Promising Young Woman was directed by Emerald Fennell, an actress best known from The Crown. She was previously the showrunner of the not-especially-good second season of Killing Eve, but I’ll chalk that up more to that show having no good ideas left after its first year than anything she did. Fennell shows uncommon promise in one of the year’s best first features.

The cast is full of familiar faces performing well, including Bo Burnham (playing a shy suitor who, with this woman, has no idea what will hit him), Alison Brie, Clancy Brown, Adam Brody, Christopher “McLovin” Mintz-Plasse, Sam Richardson, and Alfred Molina. 

But the star here is Carey Mulligan, who I haven’t always loved in her roles; in some of her movies, she seems always either in tears or on the verge of them. But she gives a commanding performance here, one of the year’s best. 

Promising Young Woman is available through VOD. 

I’m Your Woman 

I love the idea of Rachel Brosnahan playing a leading role in a movie, and I love the premise of I’m Your Woman, I just didn’t love the execution of it. 

Brosnahan, best known forThe Marvelous Mrs. Maisel, also for Amazon, stars in this ’70s-set noir as Jean, the girlfriend of a low-level criminal, and one who’s forced on the run when her husband goes missing. Also, there’s a baby, one of mysterious provenance delivered to their home by the husband prior to his disappearance. 

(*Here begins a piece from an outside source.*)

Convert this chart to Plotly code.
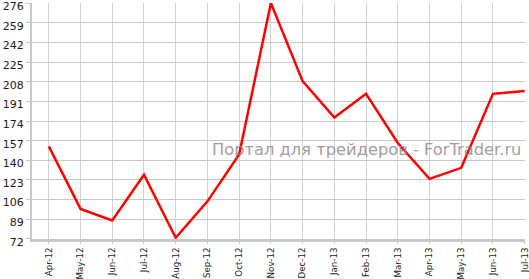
import plotly.graph_objects as go

months = ["Apr-12", "May-12", "Jun-12", "Jul-12", "Aug-12", "Sep-12", "Oct-12", "Nov-12",
          "Dec-12", "Jan-13", "Feb-13", "Mar-13", "Apr-13", "May-13", "Jun-13", "Jul-13"]
values = [152, 98, 88, 127.5, 73, 104.5, 145, 276, 208.5, 177, 197.5, 155, 124, 133.5, 197.5, 200]
y_ticks = [72, 89, 106, 123, 140, 157, 174, 191, 208, 225, 242, 259, 276]
watermark = "Портал для трейдеров - ForTrader.ru"

x_idx = list(range(len(months)))

fig = go.Figure()
fig.add_trace(go.Scatter(
    x=x_idx, y=values, mode="lines",
    line=dict(color="#ff0000", width=2.5),
    hoverinfo="skip", cliponaxis=False,
))

fig.add_annotation(
    x=0.995, y=0.38, xref="paper", yref="paper", xanchor="right", yanchor="middle",
    text=watermark, showarrow=False,
    font=dict(family="DejaVu Sans, Verdana, sans-serif", size=16.3, color="rgba(150,135,135,0.85)"),
)

fig.update_layout(
    width=529, height=279,
    margin=dict(l=32, r=4, t=3, b=40),
    paper_bgcolor="white", plot_bgcolor="white",
    showlegend=False,
    font=dict(family="DejaVu Sans, Verdana, sans-serif", color="#1a1a1a"),
    xaxis=dict(
        range=[-0.53, 15.01], tickmode="array", tickvals=x_idx, ticktext=months,
        tickangle=-90, tickfont=dict(size=8.7), automargin=False,
        ticklabeloverflow="allow", ticklabelstandoff=0,
        showgrid=True, gridcolor="#d2d2d2", gridwidth=1,
        showline=True, linecolor="#c8c8c8", linewidth=3,
        ticks="outside", ticklen=2, tickcolor="#c8c8c8",
        zeroline=False, fixedrange=True,
    ),
    yaxis=dict(
        range=[71.95, 276.05], tickmode="array", tickvals=y_ticks,
        ticktext=[str(v) for v in y_ticks], tickfont=dict(size=11), automargin=False,
        ticklabeloverflow="allow", ticklabelshift=3,
        showgrid=True, gridcolor="#c8c8c8", gridwidth=1,
        showline=True, linecolor="#c8c8c8", linewidth=2,
        ticks="outside", ticklen=4, tickcolor="#c8c8c8",
        zeroline=False, fixedrange=True,
    ),
)

fig.write_html("out.html")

Yes, this makes the film sound a lot like Raising Arizona, but it’s not nearly that fun. 

I love the premise of I’m Your Woman, I just didn’t love the execution of it

The one great idea here, which is that it takes a stock character from crime films – the gangster’s girlfriend, who usually ends up not figuring much into the plot – but putting her at the center of it instead. 

Brosnahan is good and carries the film, and there are also fine supporting turns from Marsha Stephanie Blake and Arinze Kane. The execution though, just isn’t there, and I found it kind of boring. As for the crime plot, the movie doesn’t really care that much about it, and neither did I. 

Julia Hart (best known for Fast Color) directed the film, which she co-wrote with her husband, Jordan Horowitz, the La La Land producer who was accidentally mis-handed the Oscar a few years ago. 

I’m Your Woman is streaming on Amazon Prime. 

Pieces of a Woman 

If you can get through the first half-hour of Pieces of a Woman and stay with the movie long enough to enjoy it, god bless you. 

The film tells the story of a couple named Martha and Sean (Vanessa Kirby and Shia LaBeouf) having a baby, which ends in tragedy. And that tragedy is depicted in a nearly 30-minute, unbroken take, depicting their home birth (which is one of the most harrowing movie sequences in recent memory). It’s a lot of screams, a lot of pain, and even more dread. 

The remaining hour and a half deals with the aftermath, and it’s not nearly as harrowing. Both parts, though, are extremely well-acted by Kirby, who’s a revelation here. 

Pulls in controversial ideas about midwives, but the film doesn’t seem to have its heart in that part

A dynamic soon emerges in which the relatively bougie Martha is married to the more blue-collar Sean, and he’s therefore looking down upon by Martha’s overbearing mother (Ellen Burstyn, doing fine work despite clearly being old enough to be Kirby’s grandmother, rather than her mother). 

The film, in the end, turns into something of a courtroom drama, which also pulls in controversial ideas about midwives, but the film doesn’t seem to have its heart in that part.

Pieces of a Woman was directed by Kornél Mundruczó, the Hungarian director best known for White God, a fantastic film from 2016 about dogs rising up against their human masters. Pieces of a Woman, written by the director’s partner Kata Weber, is certainly much more conventional, and more human. 

The recent revelations about LaBeouf being accused of abuse by multiple former partners certainly doesn’t have great timing for this movie, although the actor is playing kind of a surly asshole, so it’s not like he’s playing against type. 

While technically a 2020 release, Pieces of a Woman lands on Netflix on January 7, despite a previously announced release date of December 30.